ハイブリッド車がすっかり定着したなかで、最近増えてきたのが「マイルドハイブリッド」。これに呼応する形で対照的な“普通のハイブリッド”を示す「ストロングハイブリッド」なる呼称まで登場した。
最近ではベンツS450や6月発売の新型スバル フォレスターにも(かつてXVで採用していたスバル独自の)マイルドハイブリッド仕様が復活する予定。いったい何が“マイルド”で、どこが“ストロング”と違う?
文:鈴木直也/写真:SUZUKI、TOYOTA、編集部
ベストカー2018年4月26日号
マイルドハイブリッドのメリットは「コスト」
ハイブリッドといえばトヨタの独壇場だが、最近話題になっているのが“マイルドハイブリッド”だ。何をもって“マイルド”なのかは微妙だが、一番のポイントは電池の電圧だろう。

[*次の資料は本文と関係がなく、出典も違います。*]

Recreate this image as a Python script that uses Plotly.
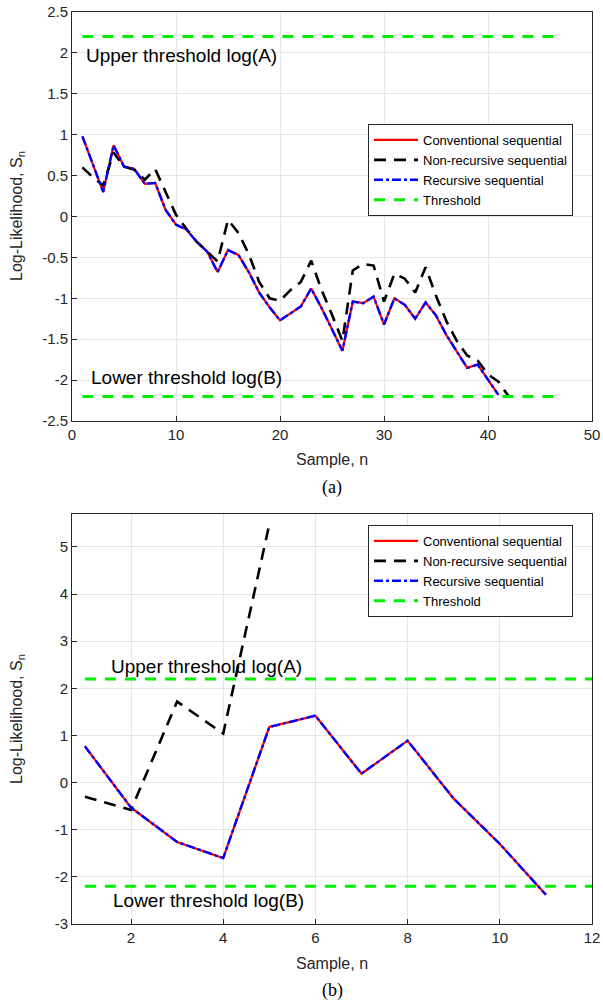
import plotly.graph_objects as go

# ---------------- data ----------------
# (a) top panel
n_a = list(range(1, 42))
conv_a = [0.98, 0.63, 0.30, 0.87, 0.61, 0.58, 0.40, 0.41, 0.08, -0.10,
          -0.16, -0.31, -0.43, -0.68, -0.41, -0.47, -0.68, -0.93, -1.11, -1.27,
          -1.18, -1.10, -0.88, -1.12, -1.38, -1.64, -1.04, -1.06, -0.98, -1.32,
          -1.00, -1.08, -1.25, -1.05, -1.21, -1.45, -1.65, -1.85, -1.81, -1.99,
          -2.18]
rec_a = list(conv_a)
n_nonrec_a = list(range(1, 43))
nonrec_a = [0.60, 0.48, 0.38, 0.78, 0.61, 0.57, 0.45, 0.58, 0.30, 0.02,
            -0.15, -0.31, -0.43, -0.55, -0.04, -0.20, -0.46, -0.80, -1.00, -1.03,
            -0.90, -0.80, -0.54, -0.90, -1.20, -1.52, -0.66, -0.58, -0.60, -1.04,
            -0.70, -0.76, -0.93, -0.62, -0.97, -1.28, -1.52, -1.70, -1.76, -1.93,
            -2.02, -2.20]
thr_x_a = [1, 47]

# (b) bottom panel
n_b = list(range(1, 12))
conv_b = [0.77, -0.53, -1.26, -1.60, 1.18, 1.42, 0.19, 0.89, -0.34, -1.30, -2.38]
rec_b = list(conv_b)
n_nonrec_b = [1, 2, 3, 4, 5]
nonrec_b = [-0.30, -0.58, 1.72, 1.04, 5.48]
thr_x_b = [1, 12]

upper_thr = 2.2
lower_thr = -2.2

names = ["Conventional sequential", "Non-recursive sequential",
         "Recursive sequential", "Threshold"]

xticks_a = [0, 10, 20, 30, 40, 50]
yticks_a = [-2.5, -2, -1.5, -1, -0.5, 0, 0.5, 1, 1.5, 2, 2.5]
ytext_a = ["-2.5", "-2", "-1.5", "-1", "-0.5", "0", "0.5", "1", "1.5", "2", "2.5"]
xticks_b = [2, 4, 6, 8, 10, 12]
yticks_b = [-3, -2, -1, 0, 1, 2, 3, 4, 5]
ytext_b = ["-3", "-2", "-1", "0", "1", "2", "3", "4", "5"]

# ---------------- figure ----------------
W, H = 603, 1004
FONT = "Liberation Sans, Arial, sans-serif"
TXT = "#262626"

fig = go.Figure()


def add_panel(xa, ya, legend, nx, conv, nnr, nonrec, rec, thrx):
    fig.add_trace(go.Scatter(x=nx, y=conv, mode="lines", name=names[0],
                             line=dict(color="#ff0000", width=2.2),
                             xaxis=xa, yaxis=ya, legend=legend))
    fig.add_trace(go.Scatter(x=nnr, y=nonrec, mode="lines", name=names[1],
                             line=dict(color="#000000", width=2.6, dash="12px,8px"),
                             xaxis=xa, yaxis=ya, legend=legend))
    fig.add_trace(go.Scatter(x=nx, y=rec, mode="lines", name=names[2],
                             line=dict(color="#0000ff", width=2.4, dash="9px,3px,3px,3px"),
                             xaxis=xa, yaxis=ya, legend=legend))
    fig.add_trace(go.Scatter(x=[thrx[0], thrx[1], None, thrx[0], thrx[1]],
                             y=[upper_thr, upper_thr, None, lower_thr, lower_thr],
                             mode="lines", name=names[3],
                             line=dict(color="#00ee00", width=3, dash="11px,9px"),
                             xaxis=xa, yaxis=ya, legend=legend))


add_panel("x", "y", "legend", n_a, conv_a, n_nonrec_a, nonrec_a, rec_a, thr_x_a)
add_panel("x2", "y2", "legend2", n_b, conv_b, n_nonrec_b, nonrec_b, rec_b, thr_x_b)

xdom = [72 / W, 592 / W]
ydom_a = [1 - 421 / H, 1 - 12 / H]
ydom_b = [1 - 924 / H, 1 - 514 / H]

axis_common = dict(showline=True, mirror=True, linecolor=TXT, linewidth=1,
                   ticks="inside", ticklen=5, tickcolor=TXT,
                   showgrid=True, gridcolor="#e6e6e6", gridwidth=1,
                   zeroline=False, automargin=False,
                   tickfont=dict(family=FONT, size=15, color=TXT))

legend_common = dict(bgcolor="white", bordercolor=TXT, borderwidth=1,
                     font=dict(family=FONT, size=13, color="#000000"),
                     xanchor="right", yanchor="top", tracegroupgap=0,
                     itemwidth=44)

fig.update_layout(
    width=W, height=H,
    margin=dict(l=0, r=0, t=0, b=0),
    paper_bgcolor="white", plot_bgcolor="white",
    font=dict(family=FONT, size=15, color=TXT),
    xaxis=dict(domain=xdom, range=[0, 50], tickvals=xticks_a, anchor="y", **axis_common),
    yaxis=dict(domain=ydom_a, range=[-2.5, 2.5], tickvals=yticks_a, ticktext=ytext_a,
               anchor="x", **axis_common),
    xaxis2=dict(domain=xdom, range=[0.72, 12], tickvals=xticks_b, anchor="y2", **axis_common),
    yaxis2=dict(domain=ydom_b, range=[-3.0, 5.7], tickvals=yticks_b, ticktext=ytext_b,
                anchor="x2", **axis_common),
    legend=dict(x=573 / W, y=1 - 124 / H, **legend_common),
    legend2=dict(x=573 / W, y=1 - 525 / H, **legend_common),
)

ann_font = dict(family=FONT, size=19, color="#000000")
annotations = [
    # threshold labels (panel a)
    dict(x=1.2, y=1.97, xref="x", yref="y", text="Upper threshold log(A)",
         showarrow=False, xanchor="left", yanchor="middle", font=ann_font),
    dict(x=1.6, y=-1.97, xref="x", yref="y", text="Lower threshold log(B)",
         showarrow=False, xanchor="left", yanchor="middle", font=ann_font),
    # threshold labels (panel b)
    dict(x=1.52, y=2.46, xref="x2", yref="y2", text="Upper threshold log(A)",
         showarrow=False, xanchor="left", yanchor="middle", font=ann_font),
    dict(x=1.56, y=-2.51, xref="x2", yref="y2", text="Lower threshold log(B)",
         showarrow=False, xanchor="left", yanchor="middle", font=ann_font),
    # axis titles
    dict(x=17 / W, y=1 - 216 / H, xref="paper", yref="paper",
         text="Log-Likelihood, S<sub>n</sub>", textangle=-90, showarrow=False,
         xanchor="center", yanchor="middle", font=dict(family=FONT, size=16, color=TXT)),
    dict(x=17 / W, y=1 - 719 / H, xref="paper", yref="paper",
         text="Log-Likelihood, S<sub>n</sub>", textangle=-90, showarrow=False,
         xanchor="center", yanchor="middle", font=dict(family=FONT, size=16, color=TXT)),
    dict(x=332 / W, y=1 - 459 / H, xref="paper", yref="paper", text="Sample, n",
         showarrow=False, xanchor="center", yanchor="middle",
         font=dict(family=FONT, size=16, color=TXT)),
    dict(x=332 / W, y=1 - 963 / H, xref="paper", yref="paper", text="Sample, n",
         showarrow=False, xanchor="center", yanchor="middle",
         font=dict(family=FONT, size=16, color=TXT)),
    # panel captions
    dict(x=332 / W, y=1 - 487 / H, xref="paper", yref="paper", text="(a)",
         showarrow=False, xanchor="center", yanchor="middle",
         font=dict(family="Liberation Serif, Times New Roman, serif", size=18, color="#000000")),
    dict(x=332 / W, y=1 - 990 / H, xref="paper", yref="paper", text="(b)",
         showarrow=False, xanchor="center", yanchor="middle",
         font=dict(family="Liberation Serif, Times New Roman, serif", size=18, color="#000000")),
]
fig.update_layout(annotations=annotations)

fig.write_html("out.html")
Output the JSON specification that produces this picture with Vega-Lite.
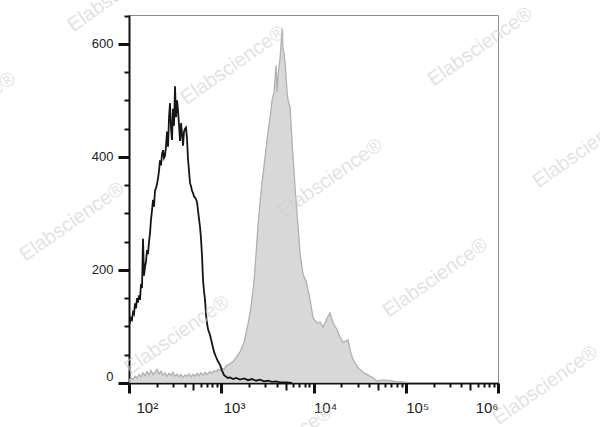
{
  "$schema": "https://vega.github.io/schema/vega-lite/v6.json",
  "width": 369,
  "height": 368,
  "autosize": {"type": "none"},
  "padding": {"left": 129, "top": 15, "right": 102, "bottom": 44},
  "background": "white",
  "config": {
    "view": {"stroke": "#8c8c8c", "strokeWidth": 1},
    "font": "Liberation Sans"
  },
  "datasets": {
    "control": [
      {"fluorescence": 100, "count": 103}, {"fluorescence": 102.5, "count": 108}, {"fluorescence": 105.1, "count": 115}, {"fluorescence": 107.8, "count": 112},
      {"fluorescence": 110.5, "count": 125}, {"fluorescence": 113.3, "count": 122}, {"fluorescence": 116.2, "count": 141}, {"fluorescence": 119.1, "count": 132},
      {"fluorescence": 122.1, "count": 150}, {"fluorescence": 125.2, "count": 142}, {"fluorescence": 128.4, "count": 155}, {"fluorescence": 131.6, "count": 147},
      {"fluorescence": 134.9, "count": 175}, {"fluorescence": 138.4, "count": 168}, {"fluorescence": 141.8, "count": 255}, {"fluorescence": 145.4, "count": 190},
      {"fluorescence": 149.1, "count": 205}, {"fluorescence": 152.9, "count": 215}, {"fluorescence": 156.8, "count": 235}, {"fluorescence": 160.7, "count": 228},
      {"fluorescence": 164.8, "count": 250}, {"fluorescence": 169, "count": 265}, {"fluorescence": 173.3, "count": 290}, {"fluorescence": 177.6, "count": 305},
      {"fluorescence": 182.1, "count": 324}, {"fluorescence": 186.7, "count": 312}, {"fluorescence": 191.4, "count": 340}, {"fluorescence": 196.3, "count": 345},
      {"fluorescence": 201.2, "count": 352}, {"fluorescence": 206.3, "count": 362}, {"fluorescence": 211.5, "count": 375}, {"fluorescence": 216.9, "count": 394},
      {"fluorescence": 222.4, "count": 385}, {"fluorescence": 228, "count": 405}, {"fluorescence": 233.8, "count": 412}, {"fluorescence": 239.7, "count": 398},
      {"fluorescence": 245.7, "count": 402}, {"fluorescence": 252, "count": 420}, {"fluorescence": 258.3, "count": 445}, {"fluorescence": 264.9, "count": 418},
      {"fluorescence": 271.6, "count": 470}, {"fluorescence": 278.4, "count": 495}, {"fluorescence": 285.5, "count": 450}, {"fluorescence": 292.7, "count": 430},
      {"fluorescence": 300.1, "count": 485}, {"fluorescence": 307.7, "count": 455}, {"fluorescence": 315.4, "count": 525}, {"fluorescence": 323.4, "count": 470},
      {"fluorescence": 331.6, "count": 500}, {"fluorescence": 340, "count": 482}, {"fluorescence": 348.6, "count": 455}, {"fluorescence": 357.4, "count": 428},
      {"fluorescence": 366.4, "count": 460}, {"fluorescence": 375.7, "count": 440}, {"fluorescence": 385.2, "count": 420}, {"fluorescence": 394.9, "count": 445},
      {"fluorescence": 404.9, "count": 450}, {"fluorescence": 415.1, "count": 452}, {"fluorescence": 425.6, "count": 432}, {"fluorescence": 436.4, "count": 395},
      {"fluorescence": 447.4, "count": 375}, {"fluorescence": 458.7, "count": 354}, {"fluorescence": 470.3, "count": 348}, {"fluorescence": 482.2, "count": 340},
      {"fluorescence": 494.4, "count": 336}, {"fluorescence": 506.9, "count": 330}, {"fluorescence": 519.7, "count": 328}, {"fluorescence": 532.8, "count": 325},
      {"fluorescence": 546.3, "count": 320}, {"fluorescence": 560.1, "count": 305}, {"fluorescence": 574.3, "count": 290}, {"fluorescence": 588.8, "count": 276},
      {"fluorescence": 603.7, "count": 255}, {"fluorescence": 618.9, "count": 225}, {"fluorescence": 634.6, "count": 182}, {"fluorescence": 650.6, "count": 162},
      {"fluorescence": 667.1, "count": 147}, {"fluorescence": 684, "count": 120}, {"fluorescence": 701.3, "count": 106}, {"fluorescence": 719, "count": 95},
      {"fluorescence": 755.8, "count": 85}, {"fluorescence": 794.6, "count": 70}, {"fluorescence": 835.3, "count": 55}, {"fluorescence": 878.1, "count": 46},
      {"fluorescence": 923.1, "count": 38}, {"fluorescence": 970.4, "count": 32}, {"fluorescence": 1020, "count": 22}, {"fluorescence": 1073, "count": 14},
      {"fluorescence": 1127, "count": 11}, {"fluorescence": 1185, "count": 9}, {"fluorescence": 1246, "count": 10}, {"fluorescence": 1343, "count": 7},
      {"fluorescence": 1447, "count": 9}, {"fluorescence": 1599, "count": 6}, {"fluorescence": 1767, "count": 8}, {"fluorescence": 1953, "count": 5},
      {"fluorescence": 2158, "count": 7}, {"fluorescence": 2385, "count": 4}, {"fluorescence": 2636, "count": 6}, {"fluorescence": 2913, "count": 3},
      {"fluorescence": 3219, "count": 4}, {"fluorescence": 3556, "count": 2}, {"fluorescence": 3930, "count": 3}, {"fluorescence": 4343, "count": 1},
      {"fluorescence": 5045, "count": 1}, {"fluorescence": 5861, "count": 0}
    ],
    "stained": [
      {"fluorescence": 100, "count": 4}, {"fluorescence": 102.5, "count": 7}, {"fluorescence": 105.1, "count": 9}, {"fluorescence": 110.5, "count": 6},
      {"fluorescence": 116.2, "count": 12}, {"fluorescence": 122.1, "count": 9}, {"fluorescence": 128.4, "count": 15}, {"fluorescence": 134.9, "count": 11},
      {"fluorescence": 141.8, "count": 18}, {"fluorescence": 149.1, "count": 13}, {"fluorescence": 156.8, "count": 20}, {"fluorescence": 164.8, "count": 14},
      {"fluorescence": 173.3, "count": 22}, {"fluorescence": 182.1, "count": 15}, {"fluorescence": 191.4, "count": 19}, {"fluorescence": 201.2, "count": 24},
      {"fluorescence": 211.5, "count": 16}, {"fluorescence": 222.4, "count": 21}, {"fluorescence": 233.8, "count": 14}, {"fluorescence": 245.7, "count": 18},
      {"fluorescence": 258.3, "count": 12}, {"fluorescence": 271.6, "count": 17}, {"fluorescence": 285.5, "count": 13}, {"fluorescence": 300.1, "count": 19},
      {"fluorescence": 315.4, "count": 12}, {"fluorescence": 331.6, "count": 16}, {"fluorescence": 348.6, "count": 11}, {"fluorescence": 366.4, "count": 15},
      {"fluorescence": 385.2, "count": 10}, {"fluorescence": 404.9, "count": 14}, {"fluorescence": 425.6, "count": 12}, {"fluorescence": 447.4, "count": 16},
      {"fluorescence": 470.3, "count": 11}, {"fluorescence": 494.4, "count": 15}, {"fluorescence": 519.7, "count": 12}, {"fluorescence": 546.3, "count": 17},
      {"fluorescence": 574.3, "count": 13}, {"fluorescence": 603.7, "count": 18}, {"fluorescence": 634.6, "count": 14}, {"fluorescence": 667.1, "count": 19},
      {"fluorescence": 701.3, "count": 15}, {"fluorescence": 755.8, "count": 20}, {"fluorescence": 794.6, "count": 17}, {"fluorescence": 835.3, "count": 22},
      {"fluorescence": 878.1, "count": 20}, {"fluorescence": 923.1, "count": 24}, {"fluorescence": 970.4, "count": 22}, {"fluorescence": 1020, "count": 26},
      {"fluorescence": 1073, "count": 24}, {"fluorescence": 1127, "count": 30}, {"fluorescence": 1185, "count": 32}, {"fluorescence": 1246, "count": 34},
      {"fluorescence": 1343, "count": 38}, {"fluorescence": 1447, "count": 45}, {"fluorescence": 1599, "count": 55}, {"fluorescence": 1767, "count": 72},
      {"fluorescence": 1953, "count": 105}, {"fluorescence": 2053, "count": 124}, {"fluorescence": 2158, "count": 150}, {"fluorescence": 2268, "count": 180},
      {"fluorescence": 2385, "count": 230}, {"fluorescence": 2507, "count": 280}, {"fluorescence": 2636, "count": 320}, {"fluorescence": 2771, "count": 355},
      {"fluorescence": 2913, "count": 385}, {"fluorescence": 3062, "count": 415}, {"fluorescence": 3219, "count": 445}, {"fluorescence": 3384, "count": 470},
      {"fluorescence": 3556, "count": 500}, {"fluorescence": 3739, "count": 515}, {"fluorescence": 3930, "count": 562}, {"fluorescence": 4030, "count": 515},
      {"fluorescence": 4132, "count": 545}, {"fluorescence": 4343, "count": 575}, {"fluorescence": 4450, "count": 600}, {"fluorescence": 4565, "count": 627},
      {"fluorescence": 4680, "count": 590}, {"fluorescence": 4799, "count": 583}, {"fluorescence": 4920, "count": 566}, {"fluorescence": 5045, "count": 540},
      {"fluorescence": 5170, "count": 515}, {"fluorescence": 5303, "count": 500}, {"fluorescence": 5575, "count": 488}, {"fluorescence": 5861, "count": 425},
      {"fluorescence": 6006, "count": 400}, {"fluorescence": 6316, "count": 345}, {"fluorescence": 6808, "count": 275}, {"fluorescence": 7157, "count": 228},
      {"fluorescence": 7715, "count": 192}, {"fluorescence": 8313, "count": 180}, {"fluorescence": 9186, "count": 147}, {"fluorescence": 9901, "count": 115},
      {"fluorescence": 10940, "count": 106}, {"fluorescence": 11790, "count": 108}, {"fluorescence": 12710, "count": 99}, {"fluorescence": 14050, "count": 115},
      {"fluorescence": 15140, "count": 124}, {"fluorescence": 16320, "count": 106}, {"fluorescence": 18030, "count": 94}, {"fluorescence": 19430, "count": 81},
      {"fluorescence": 20940, "count": 72}, {"fluorescence": 23730, "count": 76}, {"fluorescence": 24950, "count": 58}, {"fluorescence": 26890, "count": 41},
      {"fluorescence": 30460, "count": 27}, {"fluorescence": 34510, "count": 19}, {"fluorescence": 39100, "count": 14}, {"fluorescence": 44300, "count": 9},
      {"fluorescence": 48960, "count": 3}, {"fluorescence": 52770, "count": 5}, {"fluorescence": 62840, "count": 5}, {"fluorescence": 76740, "count": 3},
      {"fluorescence": 93720, "count": 2}, {"fluorescence": 111600, "count": 0}, {"fluorescence": 1000000, "count": 0}
    ],
    "watermarks": [
      {"fluorescence": 80, "count": 691, "label": "Elabscience®"},
      {"fluorescence": 1.6, "count": 480, "label": "Elabscience®"},
      {"fluorescence": 1343, "count": 562, "label": "Elabscience®"},
      {"fluorescence": 641000, "count": 595, "label": "Elabscience®"},
      {"fluorescence": 15140, "count": 362, "label": "Elabscience®"},
      {"fluorescence": 8830000, "count": 415, "label": "Elabscience®"},
      {"fluorescence": 24.1, "count": 285, "label": "Elabscience®"},
      {"fluorescence": 331.6, "count": 85, "label": "Elabscience®"},
      {"fluorescence": 208400, "count": 186, "label": "Elabscience®"},
      {"fluorescence": 3250000, "count": -4, "label": "Elabscience®"},
      {"fluorescence": 4343, "count": -110, "label": "Elabscience®"}
    ]
  },
  "encoding": {
    "x": {
      "field": "fluorescence",
      "type": "quantitative",
      "scale": {"type": "log", "domain": [100, 1000000], "nice": false},
      "axis": {
        "title": null,
        "grid": false,
        "values": [100, 200, 300, 400, 500, 600, 700, 800, 900, 1000, 2000, 3000, 4000, 5000, 6000, 7000, 8000, 9000, 10000, 20000, 30000, 40000, 50000, 60000, 70000, 80000, 90000, 100000, 200000, 300000, 400000, 500000, 600000, 700000, 800000, 900000, 1000000],
        "labelExpr": "datum.value == 100 ? '10²' : datum.value == 1000 ? '10³' : datum.value == 10000 ? '10⁴' : datum.value == 100000 ? '10⁵' : datum.value == 1000000 ? '10⁶' : ''",
        "labelFont": "Liberation Sans",
        "labelFontSize": 15,
        "labelColor": "#222222",
        "labelOverlap": false,
        "labelFlush": false,
        "labelBound": false,
        "labelPadding": 7,
        "labelAlign": {"condition": {"test": "datum.value >= 1000000", "value": "right"}, "value": "left"},
        "labelOffset": {"condition": [{"test": "datum.value == 100", "value": 7}, {"test": "datum.value == 1000", "value": 2}], "value": 0},
        "domainColor": "#111111",
        "domainWidth": 2,
        "tickColor": "#111111",
        "tickSize": {"condition": [{"test": "indexof([100,1000,10000,100000,1000000], datum.value) >= 0", "value": 10}, {"test": "indexof([500,5000,50000,500000], datum.value) >= 0", "value": 7}], "value": 4},
        "tickWidth": {"condition": {"test": "indexof([100,1000,10000,100000,1000000], datum.value) >= 0", "value": 3}, "value": 2}
      }
    },
    "y": {
      "field": "count",
      "type": "quantitative",
      "scale": {"domain": [0, 651], "nice": false, "zero": false},
      "axis": {
        "title": null,
        "grid": false,
        "values": [0, 50, 100, 150, 200, 250, 300, 350, 400, 450, 500, 550, 600, 650],
        "labelExpr": "datum.value % 200 == 0 ? datum.label : ''",
        "labelFont": "Liberation Sans",
        "labelFontSize": 13,
        "labelColor": "#222222",
        "labelOverlap": false,
        "labelFlush": true,
        "labelPadding": 5,
        "domainColor": "#111111",
        "domainWidth": 2,
        "tickColor": "#111111",
        "tickSize": {"condition": {"test": "datum.value % 200 == 0", "value": 11}, "value": 5},
        "tickWidth": {"condition": {"test": "datum.value % 200 == 0", "value": 3}, "value": 2}
      }
    }
  },
  "layer": [
    {
      "data": {"name": "stained"},
      "mark": {"type": "area", "color": "#c8c8c8", "clip": true, "line": {"color": "#b0b0b0", "strokeWidth": 1.3}}
    },
    {
      "data": {"name": "control"},
      "mark": {"type": "line", "color": "#151515", "strokeWidth": 1.8, "clip": true}
    },
    {
      "data": {"name": "watermarks"},
      "mark": {"type": "text", "angle": -35, "fontSize": 20, "font": "Liberation Sans", "color": "#d0d0d0", "opacity": 0.6},
      "encoding": {"text": {"field": "label"}}
    }
  ]
}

例えば、プリウスは200V電池を650Vまで昇圧してモーターを駆動しているが、これが典型的なストロングハイブリッド。技術的に最も贅沢なシステムといっていい。
ただし、アクアにまでこんな凝った昇圧システムを採用できるのは、累計1000万台という数の力をバックにコスト削減が可能なトヨタならでは。
ホンダもアコードやオデッセイ ハイブリッドなどのi-MMDでは700V昇圧回路を使っているが、フィットなどのi-DCDは電池電圧の170Vでモーター駆動。
同じように、エクストレイルは200V電池、スズキ(ソリオとスイフト)だと100V電池をそのまんま使う、よりシンプルなシステムを採用。
つまり、ハイブリッド王国トヨタと正面対決しようとすると、挑戦者はコスト的にすごく厳しい戦いを強いられるということ。プリウス誕生以来20年、ハイブリッド車におけるトヨタのコスト競争力は、依然としてライバルを大きくリードしているのが現実だ。
だったら、「いっそ48Vまで電圧を下げたらイロイロと楽になるよ」というのが、最近のマイルドハイブリッドの戦略だ。駆動系を高電圧化するほど効率が高まるのはわかってるけど、そのぶんコストもうなぎ上り。
しかし、12V系をそのまんま使ったのでは、電動系で使えるパワーがせいぜい1〜2kW程度で、これじゃ効果もスズメの涙……。そんな状況下で費用対効果の折衷案が、電源電圧を48Vまで上げたマイルドハイブリッドシステム。
コンチネンタルなどのサプライヤー主導で共通規格を作ってコストを引き下げ、ストロングハイブリッドほど劇的ではないものの、現実的な燃費向上を狙うというコンセプトだ。